Ce mode de communication multi-canal, multi-forme et multi-cible sera plus complexe à gérer pour les agences et les annonceurs. La persistance / résistance du modèle publicitaire et marketing actuel s'explique d'ailleurs largement par sa confortable simplicité (et la force des habitudes).

Les conséquences dans la manière de gérer les budgets de marcom sont évidemment considérables. C'est tout le modèle économique des agences de publicité et des agences média qui sera remis en cause par ces nouvelles pratiques marketing. Demain, les marques devront investir davantage dans la transformation et la fidélisation et moins dans la conquête et la visibilité. La valeur du marketing d'une marque dépendra davantage de son savoir-faire CRM et moins de la puissance de son plan média. Les annonceurs devront accepter de consacrer une part beaucoup plus importante de leur budget aux charges liées au travail de l'agence, et moins à l'achat d'espace.

Le marketing de demain sera interactif, opportuniste, communautaire et citoyen.
Les marques vont devoir également faire de la politique, comme les politiques sont de plus en plus amenés à faire du marketing, dans la mesure ou le consommateur se comporte de plus en plus en citoyen et réciproquement. Elles ne pourront pas intégrer des communautés sans en adopter les codes culturels, sociaux ou politiques. Elles devront exprimer une certaine vision du monde à travers la manière dont elles communiqueront sur leurs produits.

Du fait de la capacité du média à créer de la transparence, elles devront également assurer un minimum de cohérence entre la réalité des produits et le discours marketing, comme on le demande aujourd'hui aux politiques. Tout en préservant une part de rêve, dernier bastion du discours publicitaire, au sens classique du terme. Une belle part, mais pas la plus grosse.

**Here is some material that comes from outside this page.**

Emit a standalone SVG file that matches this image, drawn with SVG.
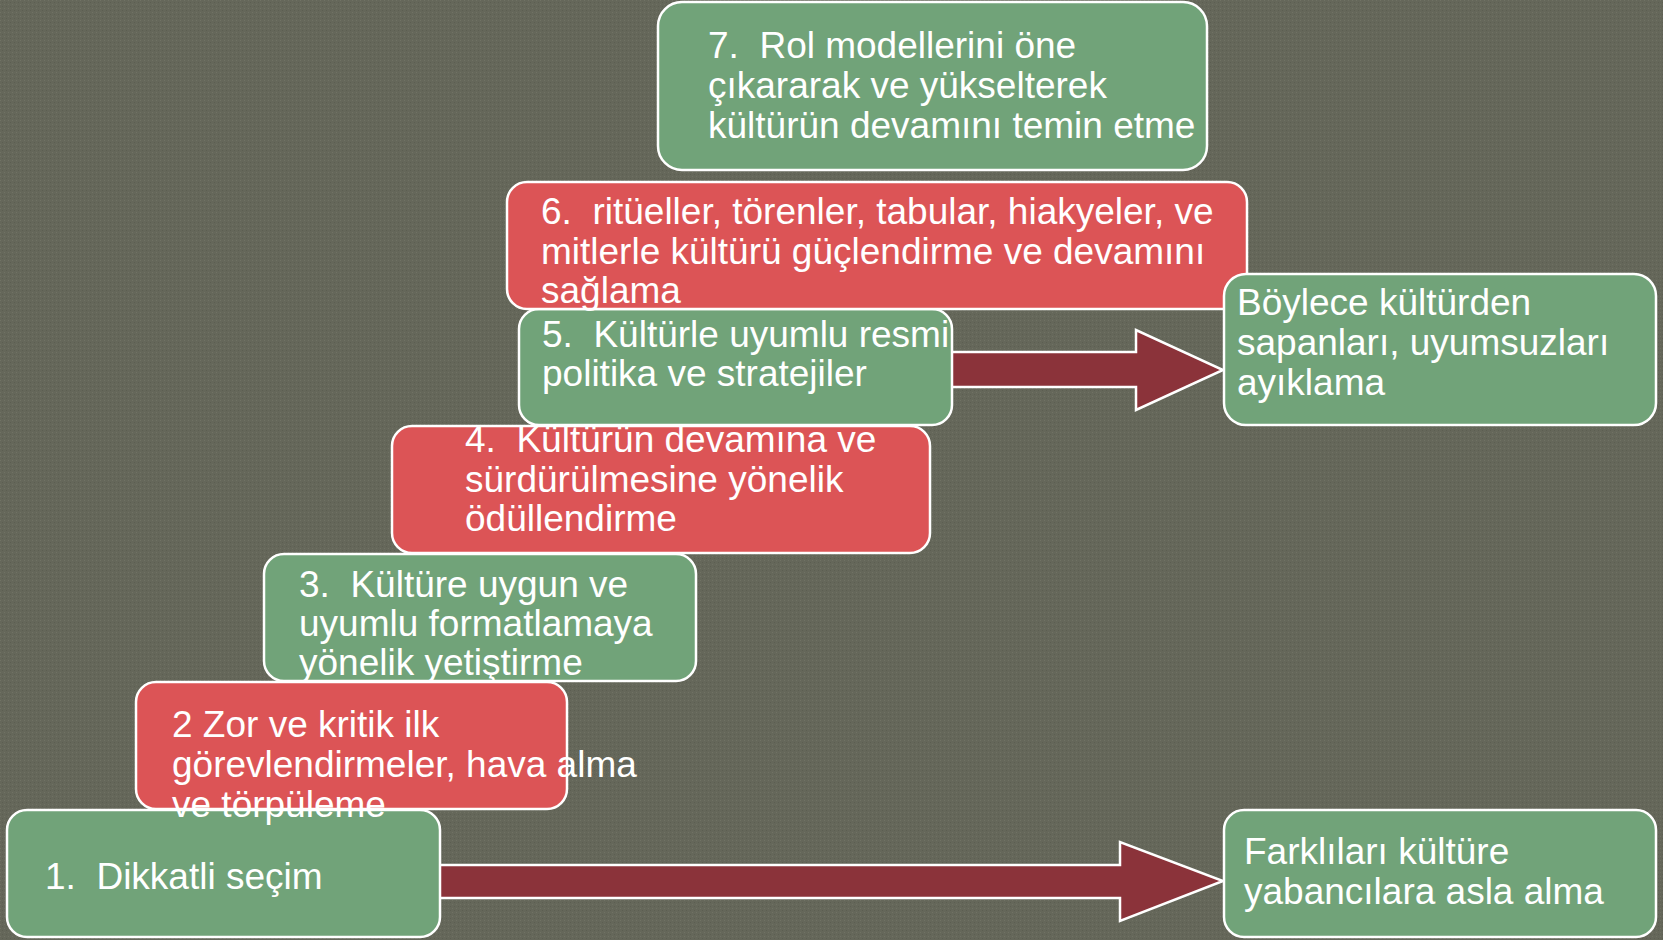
<svg xmlns="http://www.w3.org/2000/svg" width="1663" height="940" viewBox="0 0 1663 940">
<defs>
<pattern id="tex" width="4" height="4" patternUnits="userSpaceOnUse">
<rect width="4" height="4" fill="#65675A"/>
<rect x="0" y="0" width="1" height="1" fill="#707264"/>
<rect x="2" y="2" width="1" height="1" fill="#5C5E51"/>
</pattern>
<style>
.g{fill:#71A379;stroke:#FFFFFF;stroke-width:2.5}
.r{fill:#DC5456;stroke:#FFFFFF;stroke-width:2.5}
.ar{fill:#8B333A;stroke:#FFFFFF;stroke-width:2.5;stroke-linejoin:miter}
.t{font-family:"Liberation Sans",Arial,sans-serif;font-size:37px;fill:#FFFFFF}
</style>
</defs>
<rect width="1663" height="940" fill="url(#tex)"/>
<g id="connectors">
<polygon class="ar" points="930,352 1136,352 1136,330 1223,370 1136,410 1136,387 930,387"/>
<polygon class="ar" points="420,865 1120,865 1120,842 1223,881 1120,921 1120,898 420,898"/>
</g>
<g id="node1">
<rect class="g" x="7" y="810" width="433" height="127" rx="20"/>
<text class="t" xml:space="preserve" x="45" y="889">1.  Dikkatli seçim</text>
</g>
<g id="node2">
<rect class="r" x="136" y="682" width="431" height="127" rx="20"/>
<text class="t" xml:space="preserve"><tspan x="172" y="737">2 Zor ve kritik ilk</tspan><tspan x="172" y="777">görevlendirmeler, hava alma</tspan><tspan x="172" y="817">ve törpüleme</tspan></text>
</g>
<g id="node3">
<rect class="g" x="264" y="554" width="432" height="127" rx="20"/>
<text class="t" xml:space="preserve"><tspan x="299" y="597">3.  Kültüre uygun ve</tspan><tspan x="299" y="636">uyumlu formatlamaya</tspan><tspan x="299" y="675">yönelik yetiştirme</tspan></text>
</g>
<g id="node4">
<rect class="r" x="392" y="426" width="538" height="127" rx="20"/>
<text class="t" xml:space="preserve"><tspan x="465" y="452">4.  Kültürün devamına ve</tspan><tspan x="465" y="492">sürdürülmesine yönelik</tspan><tspan x="465" y="531">ödüllendirme</tspan></text>
</g>
<g id="node5">
<rect class="g" x="519" y="309" width="433" height="116" rx="20"/>
<text class="t" xml:space="preserve"><tspan x="542" y="347">5.  Kültürle uyumlu resmi</tspan><tspan x="542" y="386">politika ve stratejiler</tspan></text>
</g>
<g id="node6">
<rect class="r" x="507" y="182" width="740" height="127" rx="20"/>
<text class="t" xml:space="preserve"><tspan x="541" y="224">6.  ritüeller, törenler, tabular, hiakyeler, ve</tspan><tspan x="541" y="264">mitlerle kültürü güçlendirme ve devamını</tspan><tspan x="541" y="303">sağlama</tspan></text>
</g>
<g id="node7">
<rect class="g" x="658" y="2" width="549" height="168" rx="24"/>
<text class="t" xml:space="preserve"><tspan x="708" y="58">7.  Rol modellerini öne</tspan><tspan x="708" y="98">çıkararak ve yükselterek</tspan><tspan x="708" y="138">kültürün devamını temin etme</tspan></text>
</g>
<g id="result-top">
<rect class="g" x="1224" y="274" width="432" height="151" rx="22"/>
<text class="t" xml:space="preserve"><tspan x="1237" y="315">Böylece kültürden</tspan><tspan x="1237" y="355">sapanları, uyumsuzları</tspan><tspan x="1237" y="395">ayıklama</tspan></text>
</g>
<g id="result-bottom">
<rect class="g" x="1224" y="810" width="432" height="127" rx="20"/>
<text class="t" xml:space="preserve"><tspan x="1244" y="864">Farklıları kültüre</tspan><tspan x="1244" y="904">yabancılara asla alma</tspan></text>
</g>
</svg>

Intégrer ou créer des communautés pour des produits (et réciproquement), échanger avec ces communautés, participer et contribuer à leur vie en leur apportant de la valeur ajoutée sous différentes formes, s'engager, exprimer une vision du monde, réagir rapidement à toute nouvelle opportunité ou à un risque, en mobilisant les "militants" fidèles de la marque, voilà ce que sera aussi, et peut être surtout, le marketing de demain : un marketing interactif, opportuniste (au bon sens du terme), communautaire et citoyen (au sens d'intégré dans la vie de la Cité).

La famille des nouveaux médias interactifs, à commencer par Internet, sera au cœur de cette nouvelle pratique du marketing car elle seule permet de créer et d'animer cette relation vivante entre les marques et les communautés de consommateurs-citoyens (acteurs de la consumer-democracy ou consocratie). Un défi ô combien complexe, exigeant et parfois risqué, mais passionnant. A.D.